I ain’t talking bout batteries, candles, and beef jerky, I mean a BIG plan.
First, know where the storm shelters are in your area. If you are way out in the way out, build one. Have one built. Buy an old school bus and bury it. Drive a tank into a ditch. Just have somewhere to go if an EF4 tornado comes through your pasture and obliterates your stupid trampoline.
Second, keep a list of numbers handy. Not just plugged into your cell phone, but in a safe. Something sturdy. Put all your important documents in there too sealed in a ziploc. (It may not matter, but at least you tried). Have the gas or electric company and water phone numbers. Call IMMEDIATELY when phone service is back up and get on a list for repairs. Don’t go a month without power because you waited two days to call in.
Third, have a closet (or storm shelter) stocked with a starter kit. Put all the candles, batteries, jerky, freeze dried food, etc in there. Also throw in a few creature comforts if you have kids. A little chocolate, or coloring books. Feeling normal helps ALOT. Keep a couple of flats of water bottles. A radio! Keep a mini kit in your car as well. Families often get separated during disasters so having supplies in a vehicle is smart stuff.
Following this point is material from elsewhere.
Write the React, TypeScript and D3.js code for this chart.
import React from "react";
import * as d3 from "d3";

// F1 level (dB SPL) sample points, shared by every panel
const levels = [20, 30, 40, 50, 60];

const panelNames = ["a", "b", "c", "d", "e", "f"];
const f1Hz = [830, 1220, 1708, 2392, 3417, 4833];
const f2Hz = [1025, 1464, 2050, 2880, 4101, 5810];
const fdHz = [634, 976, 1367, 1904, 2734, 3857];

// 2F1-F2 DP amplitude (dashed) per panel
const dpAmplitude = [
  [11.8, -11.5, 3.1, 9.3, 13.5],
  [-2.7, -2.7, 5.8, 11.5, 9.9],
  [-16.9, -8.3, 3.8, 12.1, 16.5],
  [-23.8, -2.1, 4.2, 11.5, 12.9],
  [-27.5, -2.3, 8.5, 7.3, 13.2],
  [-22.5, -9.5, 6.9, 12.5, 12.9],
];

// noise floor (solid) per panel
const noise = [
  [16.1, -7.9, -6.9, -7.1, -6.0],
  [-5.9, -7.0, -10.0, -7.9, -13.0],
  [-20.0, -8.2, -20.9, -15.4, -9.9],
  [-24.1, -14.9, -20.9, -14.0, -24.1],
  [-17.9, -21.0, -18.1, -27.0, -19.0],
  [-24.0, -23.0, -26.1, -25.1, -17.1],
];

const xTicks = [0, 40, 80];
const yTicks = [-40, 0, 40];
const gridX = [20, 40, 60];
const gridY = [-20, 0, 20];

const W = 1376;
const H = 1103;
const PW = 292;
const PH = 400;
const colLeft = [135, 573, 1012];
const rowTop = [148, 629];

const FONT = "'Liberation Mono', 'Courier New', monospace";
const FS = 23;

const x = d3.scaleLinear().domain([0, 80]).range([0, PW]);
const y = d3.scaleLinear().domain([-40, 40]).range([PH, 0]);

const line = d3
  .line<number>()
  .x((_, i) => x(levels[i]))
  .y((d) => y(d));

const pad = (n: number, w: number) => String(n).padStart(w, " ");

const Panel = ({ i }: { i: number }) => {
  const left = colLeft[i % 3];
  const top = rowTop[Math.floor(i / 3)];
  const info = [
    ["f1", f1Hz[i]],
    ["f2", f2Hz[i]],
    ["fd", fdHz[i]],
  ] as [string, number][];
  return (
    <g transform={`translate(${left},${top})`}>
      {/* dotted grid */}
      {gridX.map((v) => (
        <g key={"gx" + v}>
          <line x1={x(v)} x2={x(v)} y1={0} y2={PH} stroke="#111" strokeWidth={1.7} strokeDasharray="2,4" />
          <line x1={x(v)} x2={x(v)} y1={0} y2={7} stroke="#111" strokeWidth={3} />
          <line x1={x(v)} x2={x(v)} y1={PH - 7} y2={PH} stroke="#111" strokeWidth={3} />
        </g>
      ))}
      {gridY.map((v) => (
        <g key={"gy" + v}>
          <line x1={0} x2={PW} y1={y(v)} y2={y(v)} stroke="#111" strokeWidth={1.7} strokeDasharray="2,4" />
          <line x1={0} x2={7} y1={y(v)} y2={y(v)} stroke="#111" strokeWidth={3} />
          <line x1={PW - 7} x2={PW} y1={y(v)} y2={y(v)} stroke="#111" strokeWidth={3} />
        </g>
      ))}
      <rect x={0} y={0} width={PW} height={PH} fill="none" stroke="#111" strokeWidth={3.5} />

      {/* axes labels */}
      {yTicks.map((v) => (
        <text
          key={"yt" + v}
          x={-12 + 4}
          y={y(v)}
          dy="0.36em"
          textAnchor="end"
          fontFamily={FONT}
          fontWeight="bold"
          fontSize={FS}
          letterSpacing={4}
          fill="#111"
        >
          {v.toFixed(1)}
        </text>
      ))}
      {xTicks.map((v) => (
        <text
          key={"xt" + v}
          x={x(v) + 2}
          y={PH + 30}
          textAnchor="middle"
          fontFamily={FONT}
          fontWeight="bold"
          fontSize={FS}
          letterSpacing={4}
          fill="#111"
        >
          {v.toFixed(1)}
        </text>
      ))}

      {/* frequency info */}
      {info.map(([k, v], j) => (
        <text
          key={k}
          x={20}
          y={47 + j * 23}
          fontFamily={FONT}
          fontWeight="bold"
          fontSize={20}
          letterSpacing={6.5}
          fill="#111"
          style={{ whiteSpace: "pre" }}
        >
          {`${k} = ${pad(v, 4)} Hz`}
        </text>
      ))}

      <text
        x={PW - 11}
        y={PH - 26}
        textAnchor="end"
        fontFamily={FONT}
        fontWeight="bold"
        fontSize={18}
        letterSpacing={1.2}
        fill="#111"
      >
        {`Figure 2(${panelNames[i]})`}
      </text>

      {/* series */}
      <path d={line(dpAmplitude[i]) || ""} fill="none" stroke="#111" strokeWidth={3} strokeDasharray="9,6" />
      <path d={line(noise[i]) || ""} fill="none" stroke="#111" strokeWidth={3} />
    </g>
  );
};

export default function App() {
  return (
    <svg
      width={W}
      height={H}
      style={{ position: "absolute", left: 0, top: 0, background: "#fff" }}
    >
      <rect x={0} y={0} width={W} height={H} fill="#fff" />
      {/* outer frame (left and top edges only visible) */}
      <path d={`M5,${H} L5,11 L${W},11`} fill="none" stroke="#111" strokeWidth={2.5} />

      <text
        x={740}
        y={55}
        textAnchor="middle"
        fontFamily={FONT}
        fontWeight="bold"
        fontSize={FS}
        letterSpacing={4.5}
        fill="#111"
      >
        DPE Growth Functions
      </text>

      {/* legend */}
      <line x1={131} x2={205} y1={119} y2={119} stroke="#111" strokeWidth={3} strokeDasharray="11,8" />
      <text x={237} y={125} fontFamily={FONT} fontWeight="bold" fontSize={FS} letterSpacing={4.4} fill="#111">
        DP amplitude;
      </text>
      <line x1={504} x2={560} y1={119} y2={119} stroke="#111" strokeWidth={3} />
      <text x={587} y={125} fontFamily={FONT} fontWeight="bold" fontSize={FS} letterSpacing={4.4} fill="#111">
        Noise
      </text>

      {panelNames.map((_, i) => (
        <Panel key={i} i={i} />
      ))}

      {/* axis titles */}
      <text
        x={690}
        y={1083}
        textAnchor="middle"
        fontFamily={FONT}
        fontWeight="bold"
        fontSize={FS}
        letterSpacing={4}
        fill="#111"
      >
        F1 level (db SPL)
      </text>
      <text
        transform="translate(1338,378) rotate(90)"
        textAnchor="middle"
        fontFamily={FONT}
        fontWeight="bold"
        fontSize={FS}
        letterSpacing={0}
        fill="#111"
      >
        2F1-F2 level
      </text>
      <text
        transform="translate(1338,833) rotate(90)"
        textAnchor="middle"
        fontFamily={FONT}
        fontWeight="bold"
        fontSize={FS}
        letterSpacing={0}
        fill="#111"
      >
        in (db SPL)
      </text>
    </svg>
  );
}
Fourth, become a survival nut. Throw all the notions about fuzzy wuzzy animal love out the window. Care for your own pets of course. But if the power outages drag on into weeks or months, you will need to have basic knowledge of the outdoors. Don’t starve to death reaching for your t.v. remote like some of your neighbors. Know how far it is to the nearest source of moving water. Learn how to filter that water. Have containers to transport it. If you have a well on your property, does it have an alternative way of getting the water out when the pump kicks off? If not, invest in a small generator to keep water flowing into your home. (Follow ALL safety intructions on the generator! Don’t put it anywhere near your house. YOU WILL DIE.) Know how to build a fire. With or without matches. Boy Scout Power! Have an area that is maintained and can be used as a fire pit. Learn basic hunting and fishing skills. Have a working knowledge of edible plants in your region. (Or get a book with VERY detailed pictures and info on plants.)
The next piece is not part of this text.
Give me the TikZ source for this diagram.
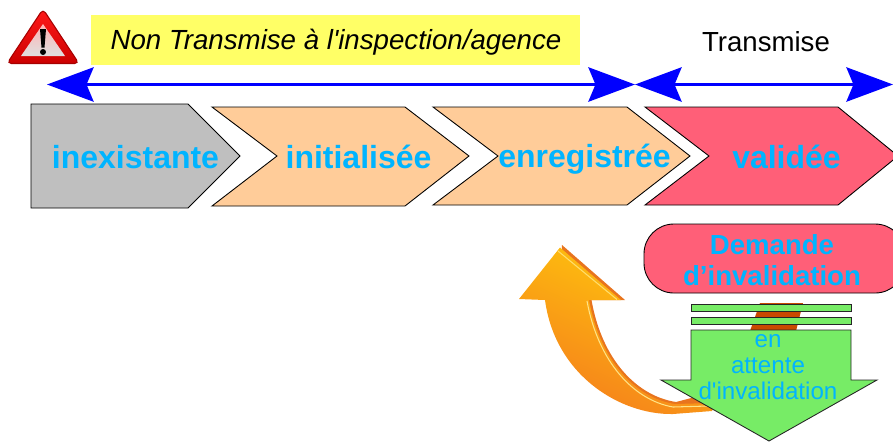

Fifth, kick it old school. A lot of “issues” come up when dealing with the “potty”. If power and water outages go on for very long, consider ditching the toilet and wasting water into the tank. (So you can flush) Have a shovel handy. Dig a pit. You get the picture. Learn to do as much as you can without electricity. Even if you have a generator, there is no guarantee that there will be gasoline. By all means, keep a barrel on your property. But if a tornado or a flood destroys your supply you will have to improvise. I am going to purchase the book Surviving Off Off Grid. I mean it this time. 🙂 I may get Kill It N Grill It, too. TAKE A HUNTERS SAFETY COURSE!! Purchase an old wash basin, some bars of FelsNaptha, Zote or washing soda, and a washboard. A clothes line and clothespins will be needed as well. Keep a couple of pairs of good kitchen gloves in your survival kit.
Sixth, forget about lookin purty. If everyone loses power for several miles, getting a nice hot shower will be something you dream about.(Don’t DRIVE an hour to get a shower! GAS people!) Prepare to be less than fancy. Your nails will be dirty. Your hair will be greasy. You will stink. But everyone else will too. Day three without power, you will see people drive by to rubberneck at your misfortune. You will think malicious thoughts or maybe even shout things like “Get outta here!!! It looks like you’ve HAD a shower!! Jerkface!!!” Just keep a big bag of baking soda and several jugs of vinegar. Use it on your wings and flaps as much as you can, but don’t go crazy. You’re in a mess, you ARE a mess. Oh, and dilute it, please or you will get an awful chemical peel.
Seventh, know how to use an axe, saw, or chainsaw. You will need them! Make sure they are maintained, safe, and again make sure that you know how to use them. Keep a bag of protective gear. Pants, boots, goggles, and gloves. Also have large bandages handy.
I will add more to this list as I think on it. I have a lot to think about so bear with me.